CFC rule (Articles 7 and 8 ATAD)
Although Germany’s CFC rules were introduced in 1973 and have been amended frequently, the current rules have been criticized for no longer reflecting economic reality. Even before the ATAD was finalized, the German government announced that it is working on an overhaul of the CFC rules (the details of which are still unclear). Based on the rules contained in the ATAD, the most notable changes that could be expected if the German legislature intends to align the German CFC rules to the ATAD are the following:
- The German CFC rules currently define low-taxed income as income of the CFC that is subject to an effective tax burden of less than 25%. Article 7(1) lit. b of the ATAD defines "minimum taxation” as a case where the CFC is taxed at less than 50% of the effective tax rate in the parent company member state. However, since the ATAD prescribes only a minimum level of protection, Germany will not have to amend its CFC rules where those rules are stricter than the ATAD. Germany, therefore, should be allowed to keep the definition of low taxation at the current level of 25% (even if this is heavily criticized as being too high).
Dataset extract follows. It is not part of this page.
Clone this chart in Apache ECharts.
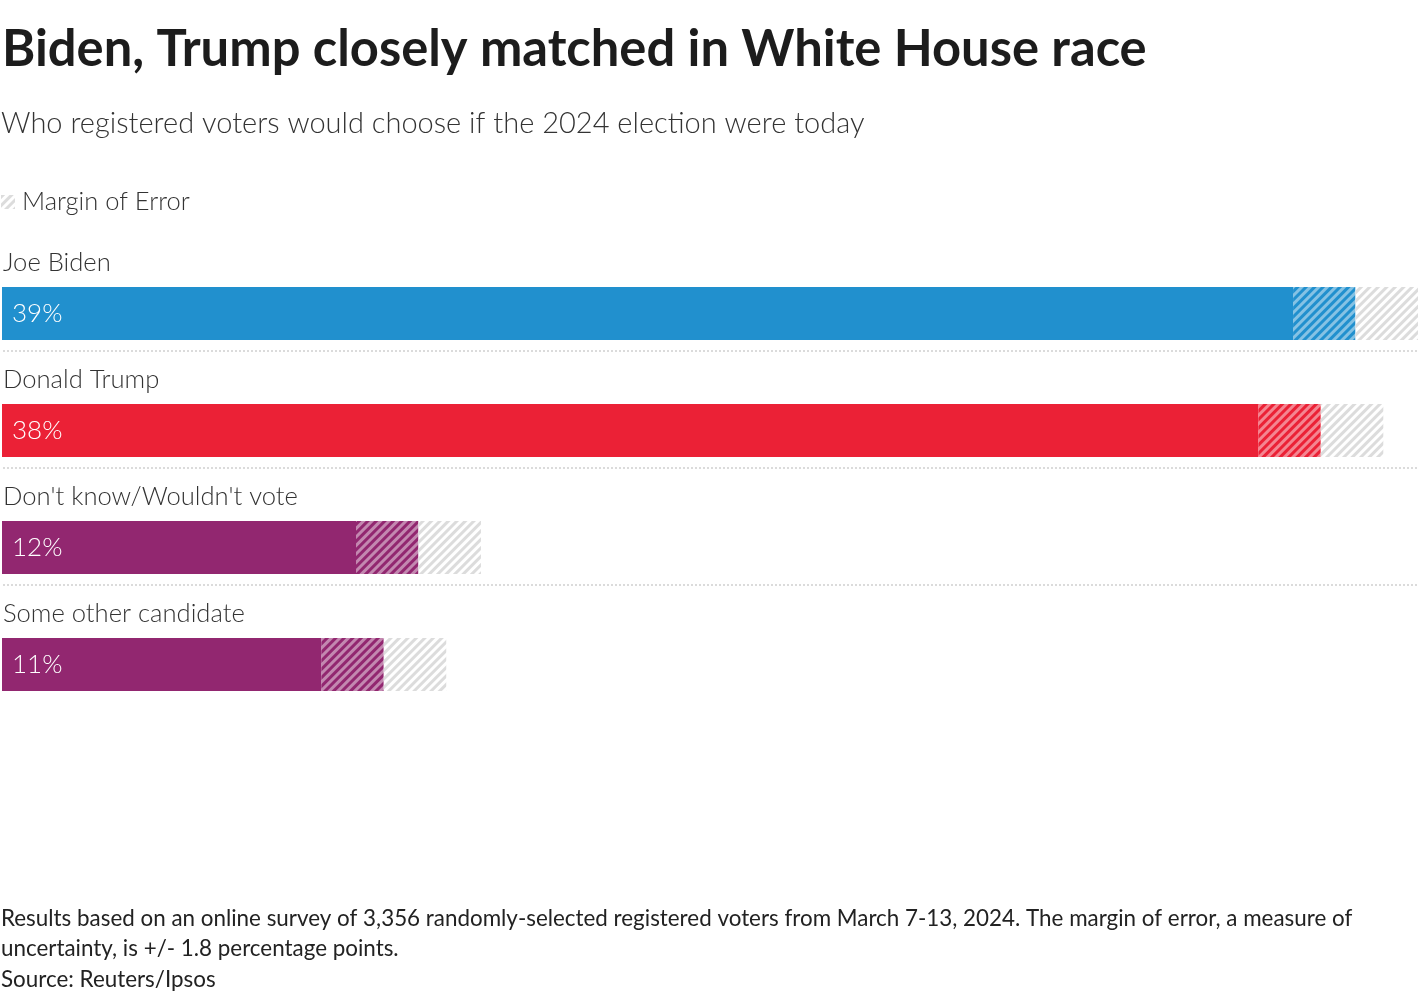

- Under current CFC rules, dividends (generally) and capital gains from the sale of shares (under certain circumstances) are treated as active income and, therefore, need not be included under the CFC rules. However, based on article 7(2) lit. a of the ATAD, dividends and capital gains will have to be included under the CFC rules in the future. How such an inclusion will fit into the overall structure of the current German CFC rules remains to be seen.
- As an alternative to the categorical approach of defining passive income, the ATAD allows member states to implement CFC rules so that they target income from non-genuine arrangements (article 7 (2) lit. b), which means that the CFC would not have owned the assets or have taken the risk if it were not controlled by a company with the significant “people functions.” Such a category does not exist under the current German CFC rules, and it is unlikely that Germany will substantially modify its current approach.
- Article 8(4) of the ATAD provides that CFC income must be included in the tax period of the taxpayer in which the tax year of the entity ends. However, under the current German CFC rules, the income of the CFC has to be included at the taxpayer level only after the fiscal year of the entity has ended.
Hybrid mismatches (Article 9 ATAD)
Germany introduced an anti-hybrid rule in 2013, under which the 95% participation exemption for dividends is denied if the payment qualifies as a tax-deductible expense for local country purposes at the level of the payer. An anti-hybrid rule for outbound payments covering double-deduction and deduction-no inclusion scenarios has been under discussion since 2014. A first draft law was published at the end of 2014, but has never been enacted. The German legislature has announced it will introduce an anti-hybrid rule for outbound payments that is in line with the BEPS recommendations and the ATAD, either later in 2016 or early in 2017. Details are still unclear but, based on the short description in the ATAD, the German legislature should have broad discretion in implementing such a rule.
It unlikely that all measures described in the ATAD will be introduced into German tax law at the same time. The most eagerly-awaited measure is likely to be the implementation of an anti-hybrid rule based on article 9 of the ATAD.